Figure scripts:
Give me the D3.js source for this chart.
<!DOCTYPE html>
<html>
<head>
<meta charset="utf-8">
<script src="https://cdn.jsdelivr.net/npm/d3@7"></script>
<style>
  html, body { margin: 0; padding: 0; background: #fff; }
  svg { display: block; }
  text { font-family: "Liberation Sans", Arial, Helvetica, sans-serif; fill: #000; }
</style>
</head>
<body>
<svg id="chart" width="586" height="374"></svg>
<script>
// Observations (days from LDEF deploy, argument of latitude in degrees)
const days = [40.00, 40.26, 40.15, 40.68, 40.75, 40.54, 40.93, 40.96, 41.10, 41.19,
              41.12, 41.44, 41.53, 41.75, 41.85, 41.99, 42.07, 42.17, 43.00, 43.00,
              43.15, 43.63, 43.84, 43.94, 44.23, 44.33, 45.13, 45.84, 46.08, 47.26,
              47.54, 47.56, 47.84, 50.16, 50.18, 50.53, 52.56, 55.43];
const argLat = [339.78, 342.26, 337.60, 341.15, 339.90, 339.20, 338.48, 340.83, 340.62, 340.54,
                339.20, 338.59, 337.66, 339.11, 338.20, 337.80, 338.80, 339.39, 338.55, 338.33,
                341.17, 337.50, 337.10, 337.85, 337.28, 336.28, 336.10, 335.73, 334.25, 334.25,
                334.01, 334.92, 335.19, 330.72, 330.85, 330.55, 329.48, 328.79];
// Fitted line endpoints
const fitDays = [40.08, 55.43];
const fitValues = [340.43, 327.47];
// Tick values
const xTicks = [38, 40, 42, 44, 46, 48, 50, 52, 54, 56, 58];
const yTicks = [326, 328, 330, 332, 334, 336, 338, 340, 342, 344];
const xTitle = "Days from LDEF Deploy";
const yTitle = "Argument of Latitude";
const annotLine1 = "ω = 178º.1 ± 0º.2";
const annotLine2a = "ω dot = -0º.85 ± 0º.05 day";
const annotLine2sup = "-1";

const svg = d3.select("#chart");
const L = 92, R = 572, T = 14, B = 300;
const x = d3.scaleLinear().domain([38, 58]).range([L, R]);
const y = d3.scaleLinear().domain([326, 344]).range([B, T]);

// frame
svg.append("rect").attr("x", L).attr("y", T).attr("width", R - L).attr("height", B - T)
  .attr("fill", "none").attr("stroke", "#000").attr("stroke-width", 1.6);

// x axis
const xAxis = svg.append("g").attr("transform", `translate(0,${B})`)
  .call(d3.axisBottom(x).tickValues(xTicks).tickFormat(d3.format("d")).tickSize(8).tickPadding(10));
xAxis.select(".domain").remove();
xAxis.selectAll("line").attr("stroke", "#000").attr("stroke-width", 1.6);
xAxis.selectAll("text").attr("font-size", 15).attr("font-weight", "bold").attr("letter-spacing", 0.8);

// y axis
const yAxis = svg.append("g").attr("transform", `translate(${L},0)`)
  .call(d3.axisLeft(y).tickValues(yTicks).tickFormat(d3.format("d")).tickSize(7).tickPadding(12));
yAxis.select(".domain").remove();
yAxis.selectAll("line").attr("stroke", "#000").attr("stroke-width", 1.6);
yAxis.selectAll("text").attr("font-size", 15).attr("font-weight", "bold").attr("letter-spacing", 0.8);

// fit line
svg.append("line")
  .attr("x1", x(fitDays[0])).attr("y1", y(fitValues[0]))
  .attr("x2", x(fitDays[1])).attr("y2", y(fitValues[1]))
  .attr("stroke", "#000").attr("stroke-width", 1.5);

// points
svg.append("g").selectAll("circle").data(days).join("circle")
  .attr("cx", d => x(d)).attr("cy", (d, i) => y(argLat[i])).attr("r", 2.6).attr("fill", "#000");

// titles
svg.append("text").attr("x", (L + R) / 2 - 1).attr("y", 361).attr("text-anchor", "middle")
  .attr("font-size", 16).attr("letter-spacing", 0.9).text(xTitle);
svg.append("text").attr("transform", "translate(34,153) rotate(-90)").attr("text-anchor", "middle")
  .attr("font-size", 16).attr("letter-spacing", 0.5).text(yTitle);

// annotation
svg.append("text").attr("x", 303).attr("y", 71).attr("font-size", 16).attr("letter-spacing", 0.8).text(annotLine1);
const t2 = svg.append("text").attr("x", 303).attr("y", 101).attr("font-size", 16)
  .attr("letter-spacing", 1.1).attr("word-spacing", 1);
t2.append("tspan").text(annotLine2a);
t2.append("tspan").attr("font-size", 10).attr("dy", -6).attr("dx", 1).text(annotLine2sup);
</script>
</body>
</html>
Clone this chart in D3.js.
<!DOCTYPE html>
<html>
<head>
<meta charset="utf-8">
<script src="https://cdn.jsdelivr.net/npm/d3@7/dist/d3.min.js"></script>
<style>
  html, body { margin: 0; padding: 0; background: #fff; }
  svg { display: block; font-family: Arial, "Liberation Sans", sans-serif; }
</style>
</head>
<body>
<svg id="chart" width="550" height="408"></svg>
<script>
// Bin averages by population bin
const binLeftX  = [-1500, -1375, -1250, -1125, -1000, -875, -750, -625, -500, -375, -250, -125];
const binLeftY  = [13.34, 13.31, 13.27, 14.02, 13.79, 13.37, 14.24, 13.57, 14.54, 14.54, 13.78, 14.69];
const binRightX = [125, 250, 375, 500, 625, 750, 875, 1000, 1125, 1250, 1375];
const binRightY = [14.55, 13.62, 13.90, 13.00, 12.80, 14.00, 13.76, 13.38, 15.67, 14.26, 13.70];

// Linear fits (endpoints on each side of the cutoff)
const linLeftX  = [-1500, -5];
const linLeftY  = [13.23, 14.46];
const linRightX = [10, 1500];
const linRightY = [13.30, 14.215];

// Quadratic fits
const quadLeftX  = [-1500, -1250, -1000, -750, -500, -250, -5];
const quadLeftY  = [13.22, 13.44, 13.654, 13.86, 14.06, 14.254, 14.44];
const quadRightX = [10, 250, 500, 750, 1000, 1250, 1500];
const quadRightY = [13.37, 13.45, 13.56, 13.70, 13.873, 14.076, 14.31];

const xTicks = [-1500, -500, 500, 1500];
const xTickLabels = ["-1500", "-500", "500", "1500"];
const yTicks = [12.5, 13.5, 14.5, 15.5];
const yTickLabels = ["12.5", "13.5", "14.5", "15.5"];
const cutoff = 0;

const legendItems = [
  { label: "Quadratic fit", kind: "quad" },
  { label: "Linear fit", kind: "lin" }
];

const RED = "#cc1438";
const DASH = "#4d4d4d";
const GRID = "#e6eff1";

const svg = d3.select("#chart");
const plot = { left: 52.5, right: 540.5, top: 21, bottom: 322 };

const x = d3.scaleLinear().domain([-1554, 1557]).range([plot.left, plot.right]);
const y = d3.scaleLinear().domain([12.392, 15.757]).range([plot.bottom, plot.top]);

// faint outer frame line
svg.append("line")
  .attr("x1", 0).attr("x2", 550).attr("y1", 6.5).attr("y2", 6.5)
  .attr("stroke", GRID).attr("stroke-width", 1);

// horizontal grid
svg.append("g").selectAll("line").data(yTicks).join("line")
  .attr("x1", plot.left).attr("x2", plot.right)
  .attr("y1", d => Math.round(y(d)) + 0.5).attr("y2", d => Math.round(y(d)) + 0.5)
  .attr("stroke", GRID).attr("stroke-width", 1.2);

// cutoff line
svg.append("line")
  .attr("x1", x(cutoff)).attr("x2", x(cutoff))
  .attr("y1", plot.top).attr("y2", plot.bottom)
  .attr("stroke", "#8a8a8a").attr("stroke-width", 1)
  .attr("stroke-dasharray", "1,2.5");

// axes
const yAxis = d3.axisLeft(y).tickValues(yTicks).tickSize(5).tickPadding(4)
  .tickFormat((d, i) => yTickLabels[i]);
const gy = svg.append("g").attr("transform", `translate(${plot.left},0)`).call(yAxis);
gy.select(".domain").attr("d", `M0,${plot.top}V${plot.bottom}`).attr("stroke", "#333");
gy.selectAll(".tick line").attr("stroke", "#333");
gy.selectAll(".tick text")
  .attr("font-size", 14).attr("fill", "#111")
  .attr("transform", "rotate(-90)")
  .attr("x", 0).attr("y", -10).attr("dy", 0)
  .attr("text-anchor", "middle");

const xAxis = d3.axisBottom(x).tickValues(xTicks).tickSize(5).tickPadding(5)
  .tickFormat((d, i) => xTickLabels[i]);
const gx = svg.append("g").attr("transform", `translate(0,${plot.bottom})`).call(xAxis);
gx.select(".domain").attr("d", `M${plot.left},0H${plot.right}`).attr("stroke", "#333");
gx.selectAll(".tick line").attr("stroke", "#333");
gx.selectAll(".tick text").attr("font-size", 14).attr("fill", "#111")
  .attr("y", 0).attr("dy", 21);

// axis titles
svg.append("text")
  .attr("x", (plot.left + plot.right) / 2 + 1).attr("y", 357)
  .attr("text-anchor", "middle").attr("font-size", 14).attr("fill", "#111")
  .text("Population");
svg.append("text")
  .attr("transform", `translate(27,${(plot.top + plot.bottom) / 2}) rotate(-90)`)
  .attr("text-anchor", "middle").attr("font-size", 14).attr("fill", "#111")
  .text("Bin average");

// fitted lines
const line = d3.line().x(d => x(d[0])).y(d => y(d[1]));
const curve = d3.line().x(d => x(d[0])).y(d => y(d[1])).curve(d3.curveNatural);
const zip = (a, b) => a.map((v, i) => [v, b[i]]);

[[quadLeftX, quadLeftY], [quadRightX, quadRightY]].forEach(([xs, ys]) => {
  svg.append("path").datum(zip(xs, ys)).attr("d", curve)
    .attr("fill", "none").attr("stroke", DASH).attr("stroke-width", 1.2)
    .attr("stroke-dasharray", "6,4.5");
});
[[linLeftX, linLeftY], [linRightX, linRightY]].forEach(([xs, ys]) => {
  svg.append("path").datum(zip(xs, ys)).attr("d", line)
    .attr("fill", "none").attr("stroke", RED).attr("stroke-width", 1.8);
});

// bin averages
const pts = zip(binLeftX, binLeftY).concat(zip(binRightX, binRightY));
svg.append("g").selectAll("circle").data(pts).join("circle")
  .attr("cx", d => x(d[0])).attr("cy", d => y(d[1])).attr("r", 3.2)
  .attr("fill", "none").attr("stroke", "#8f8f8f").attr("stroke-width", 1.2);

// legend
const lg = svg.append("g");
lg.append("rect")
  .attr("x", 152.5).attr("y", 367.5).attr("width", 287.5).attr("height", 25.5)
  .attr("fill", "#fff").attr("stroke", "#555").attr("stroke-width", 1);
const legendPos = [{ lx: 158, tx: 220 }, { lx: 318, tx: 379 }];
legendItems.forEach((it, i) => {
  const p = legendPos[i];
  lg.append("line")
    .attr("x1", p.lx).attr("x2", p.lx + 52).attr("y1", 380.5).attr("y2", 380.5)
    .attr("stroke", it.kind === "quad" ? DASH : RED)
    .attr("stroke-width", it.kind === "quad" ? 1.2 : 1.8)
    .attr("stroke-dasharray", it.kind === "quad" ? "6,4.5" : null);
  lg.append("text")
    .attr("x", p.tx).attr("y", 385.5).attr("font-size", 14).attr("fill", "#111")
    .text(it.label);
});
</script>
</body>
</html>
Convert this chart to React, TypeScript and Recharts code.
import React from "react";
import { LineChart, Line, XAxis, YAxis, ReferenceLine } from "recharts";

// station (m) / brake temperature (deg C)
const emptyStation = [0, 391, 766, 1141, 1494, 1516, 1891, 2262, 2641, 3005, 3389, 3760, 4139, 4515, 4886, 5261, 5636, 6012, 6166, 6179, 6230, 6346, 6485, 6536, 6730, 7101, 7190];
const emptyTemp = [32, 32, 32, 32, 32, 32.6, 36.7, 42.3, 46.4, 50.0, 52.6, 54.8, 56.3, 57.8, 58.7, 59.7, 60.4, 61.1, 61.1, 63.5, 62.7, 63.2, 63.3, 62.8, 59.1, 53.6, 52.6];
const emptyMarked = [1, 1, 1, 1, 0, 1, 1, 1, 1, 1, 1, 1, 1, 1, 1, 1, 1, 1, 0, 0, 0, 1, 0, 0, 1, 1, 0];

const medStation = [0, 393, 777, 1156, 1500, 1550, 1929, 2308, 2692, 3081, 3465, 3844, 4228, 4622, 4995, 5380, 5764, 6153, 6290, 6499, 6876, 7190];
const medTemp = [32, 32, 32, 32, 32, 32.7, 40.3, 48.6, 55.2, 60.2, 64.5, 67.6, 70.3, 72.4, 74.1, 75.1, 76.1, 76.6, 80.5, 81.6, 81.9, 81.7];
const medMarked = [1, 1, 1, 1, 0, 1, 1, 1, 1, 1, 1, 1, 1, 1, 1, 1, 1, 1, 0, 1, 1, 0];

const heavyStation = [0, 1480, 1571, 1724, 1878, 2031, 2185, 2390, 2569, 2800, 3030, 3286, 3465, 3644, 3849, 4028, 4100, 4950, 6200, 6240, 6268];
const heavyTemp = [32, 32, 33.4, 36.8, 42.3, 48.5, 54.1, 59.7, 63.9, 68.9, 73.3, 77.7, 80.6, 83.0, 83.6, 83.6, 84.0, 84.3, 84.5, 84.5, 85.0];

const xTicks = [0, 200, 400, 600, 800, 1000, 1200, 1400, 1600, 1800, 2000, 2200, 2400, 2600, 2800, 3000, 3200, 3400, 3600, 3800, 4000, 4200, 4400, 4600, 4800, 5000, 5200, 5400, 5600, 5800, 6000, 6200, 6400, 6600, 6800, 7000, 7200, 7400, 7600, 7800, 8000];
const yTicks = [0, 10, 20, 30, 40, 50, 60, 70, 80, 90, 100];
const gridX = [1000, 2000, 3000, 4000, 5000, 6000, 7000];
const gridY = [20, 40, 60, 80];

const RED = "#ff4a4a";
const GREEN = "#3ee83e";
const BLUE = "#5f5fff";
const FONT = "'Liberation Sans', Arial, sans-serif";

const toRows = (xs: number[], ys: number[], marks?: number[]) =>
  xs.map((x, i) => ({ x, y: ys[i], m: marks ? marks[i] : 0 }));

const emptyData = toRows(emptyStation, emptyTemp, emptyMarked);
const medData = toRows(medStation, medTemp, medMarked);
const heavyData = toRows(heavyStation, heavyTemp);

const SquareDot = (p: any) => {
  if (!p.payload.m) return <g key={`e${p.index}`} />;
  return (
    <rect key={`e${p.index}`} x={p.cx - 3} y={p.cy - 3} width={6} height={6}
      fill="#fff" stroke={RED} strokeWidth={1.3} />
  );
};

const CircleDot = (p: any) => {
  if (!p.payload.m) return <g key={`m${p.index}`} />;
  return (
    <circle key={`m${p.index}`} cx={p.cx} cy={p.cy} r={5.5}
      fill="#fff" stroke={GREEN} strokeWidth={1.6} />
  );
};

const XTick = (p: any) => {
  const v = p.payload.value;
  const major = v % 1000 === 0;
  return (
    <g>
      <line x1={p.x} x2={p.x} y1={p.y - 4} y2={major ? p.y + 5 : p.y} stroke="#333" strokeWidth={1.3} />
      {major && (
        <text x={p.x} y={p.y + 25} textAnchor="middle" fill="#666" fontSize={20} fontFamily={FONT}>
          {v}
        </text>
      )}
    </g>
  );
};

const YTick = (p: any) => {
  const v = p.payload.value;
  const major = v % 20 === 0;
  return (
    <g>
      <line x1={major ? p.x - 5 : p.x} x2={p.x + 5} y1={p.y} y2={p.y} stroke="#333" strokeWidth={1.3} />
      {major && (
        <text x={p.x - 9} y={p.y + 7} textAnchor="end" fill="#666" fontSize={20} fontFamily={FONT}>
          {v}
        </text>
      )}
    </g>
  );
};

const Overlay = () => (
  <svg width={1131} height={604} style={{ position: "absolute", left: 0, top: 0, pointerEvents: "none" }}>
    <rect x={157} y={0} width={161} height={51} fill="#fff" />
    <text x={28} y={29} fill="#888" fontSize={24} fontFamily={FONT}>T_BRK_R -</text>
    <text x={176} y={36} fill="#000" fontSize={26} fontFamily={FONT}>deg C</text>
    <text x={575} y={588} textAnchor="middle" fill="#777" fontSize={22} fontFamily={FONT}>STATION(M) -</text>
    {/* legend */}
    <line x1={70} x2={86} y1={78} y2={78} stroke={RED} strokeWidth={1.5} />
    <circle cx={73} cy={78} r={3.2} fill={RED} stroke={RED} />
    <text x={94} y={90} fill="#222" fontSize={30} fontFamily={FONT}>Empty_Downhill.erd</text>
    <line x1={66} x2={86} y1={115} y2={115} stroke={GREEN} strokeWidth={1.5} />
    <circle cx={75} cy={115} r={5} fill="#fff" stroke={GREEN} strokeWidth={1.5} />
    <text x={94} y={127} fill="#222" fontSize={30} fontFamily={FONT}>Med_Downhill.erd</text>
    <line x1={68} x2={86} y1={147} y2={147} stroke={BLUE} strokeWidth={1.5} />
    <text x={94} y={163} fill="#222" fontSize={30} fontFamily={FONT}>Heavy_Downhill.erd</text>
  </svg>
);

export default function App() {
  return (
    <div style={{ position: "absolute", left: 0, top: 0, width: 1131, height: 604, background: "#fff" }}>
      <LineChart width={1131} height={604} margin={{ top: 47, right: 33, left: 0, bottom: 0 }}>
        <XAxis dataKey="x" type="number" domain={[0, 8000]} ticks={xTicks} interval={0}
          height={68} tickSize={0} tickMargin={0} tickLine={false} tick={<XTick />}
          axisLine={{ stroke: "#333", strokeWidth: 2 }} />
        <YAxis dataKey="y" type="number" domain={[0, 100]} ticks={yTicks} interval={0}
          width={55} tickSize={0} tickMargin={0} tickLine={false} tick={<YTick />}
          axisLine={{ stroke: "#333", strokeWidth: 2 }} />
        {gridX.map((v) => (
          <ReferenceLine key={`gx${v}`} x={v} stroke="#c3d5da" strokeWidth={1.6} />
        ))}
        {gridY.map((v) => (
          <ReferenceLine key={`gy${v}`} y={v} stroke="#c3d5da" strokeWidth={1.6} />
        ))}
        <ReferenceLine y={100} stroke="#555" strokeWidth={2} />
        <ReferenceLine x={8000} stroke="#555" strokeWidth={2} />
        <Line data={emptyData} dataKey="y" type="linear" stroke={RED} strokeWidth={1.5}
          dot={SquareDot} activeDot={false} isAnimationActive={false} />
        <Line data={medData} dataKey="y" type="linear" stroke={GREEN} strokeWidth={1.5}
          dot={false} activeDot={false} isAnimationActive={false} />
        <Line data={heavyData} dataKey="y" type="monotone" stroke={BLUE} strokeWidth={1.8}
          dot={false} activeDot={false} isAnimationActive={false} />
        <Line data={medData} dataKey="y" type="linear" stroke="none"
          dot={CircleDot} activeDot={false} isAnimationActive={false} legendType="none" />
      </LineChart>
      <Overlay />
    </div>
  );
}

▸ **Short exercise**:
Look above and return each line of the records exactly, from the very first through the line with "const y = d3.scaleLinear().domain([326, 344]).range([B, T]);", both included.

▸ **Response to this task**:
Give me the D3.js source for this chart.
<!DOCTYPE html>
<html>
<head>
<meta charset="utf-8">
<script src="https://cdn.jsdelivr.net/npm/d3@7"></script>
<style>
  html, body { margin: 0; padding: 0; background: #fff; }
  svg { display: block; }
  text { font-family: "Liberation Sans", Arial, Helvetica, sans-serif; fill: #000; }
</style>
</head>
<body>
<svg id="chart" width="586" height="374"></svg>
<script>
// Observations (days from LDEF deploy, argument of latitude in degrees)
const days = [40.00, 40.26, 40.15, 40.68, 40.75, 40.54, 40.93, 40.96, 41.10, 41.19,
              41.12, 41.44, 41.53, 41.75, 41.85, 41.99, 42.07, 42.17, 43.00, 43.00,
              43.15, 43.63, 43.84, 43.94, 44.23, 44.33, 45.13, 45.84, 46.08, 47.26,
              47.54, 47.56, 47.84, 50.16, 50.18, 50.53, 52.56, 55.43];
const argLat = [339.78, 342.26, 337.60, 341.15, 339.90, 339.20, 338.48, 340.83, 340.62, 340.54,
                339.20, 338.59, 337.66, 339.11, 338.20, 337.80, 338.80, 339.39, 338.55, 338.33,
                341.17, 337.50, 337.10, 337.85, 337.28, 336.28, 336.10, 335.73, 334.25, 334.25,
                334.01, 334.92, 335.19, 330.72, 330.85, 330.55, 329.48, 328.79];
// Fitted line endpoints
const fitDays = [40.08, 55.43];
const fitValues = [340.43, 327.47];
// Tick values
const xTicks = [38, 40, 42, 44, 46, 48, 50, 52, 54, 56, 58];
const yTicks = [326, 328, 330, 332, 334, 336, 338, 340, 342, 344];
const xTitle = "Days from LDEF Deploy";
const yTitle = "Argument of Latitude";
const annotLine1 = "ω = 178º.1 ± 0º.2";
const annotLine2a = "ω dot = -0º.85 ± 0º.05 day";
const annotLine2sup = "-1";

const svg = d3.select("#chart");
const L = 92, R = 572, T = 14, B = 300;
const x = d3.scaleLinear().domain([38, 58]).range([L, R]);
const y = d3.scaleLinear().domain([326, 344]).range([B, T]);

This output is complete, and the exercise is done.